Dynamics of moderately concentrated salt-free polyelectrolyte solutions: Molecular weight dependence

Abstract

Detailed static and dynamic light‐scattering experiments were performed on salt‐free solutions of sodium poly(styrene sulfonate) with 13 different molecular weights ranging from M w =5000 to 1 200 000 at moderate concentrations in the interval c=10 – 45.6 g/L. Two diffusion coefficients, D f (fast) and D s (slow), were characterized as is typical for such a system. The fast‐diffusive mode, corresponding to the coupled diffusion of polyions and counterions, is completely dominated by the counterion’s influence.

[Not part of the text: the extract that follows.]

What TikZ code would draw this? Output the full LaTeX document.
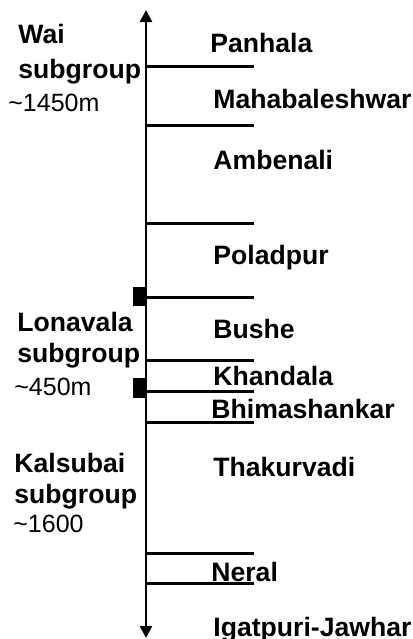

D f is found to be independent of molecular weight over the broad range used in this study. On the other hand, D s , which corresponds to the dynamics of large multichain domains in solution, is strongly dependent on molecular weight. The apparent dimensions of the domains are calculated from the angular dependencies of D s and from the total scattered light intensity. The concentration dependence of D s is in the form of a power law D s ∼c −ν, where the exponent ν is dependent on molecular weight in the form ν∼M μ w . This is in contrast to the isotropic model of polyelectrolytesolutions proposed by de Gennes and Odijk, which predicts that the behavior of a semidilute solution does not depend on molecular weight. It appears that interactions on a much larger scale than the correlation length of the entangled network must be taken into account.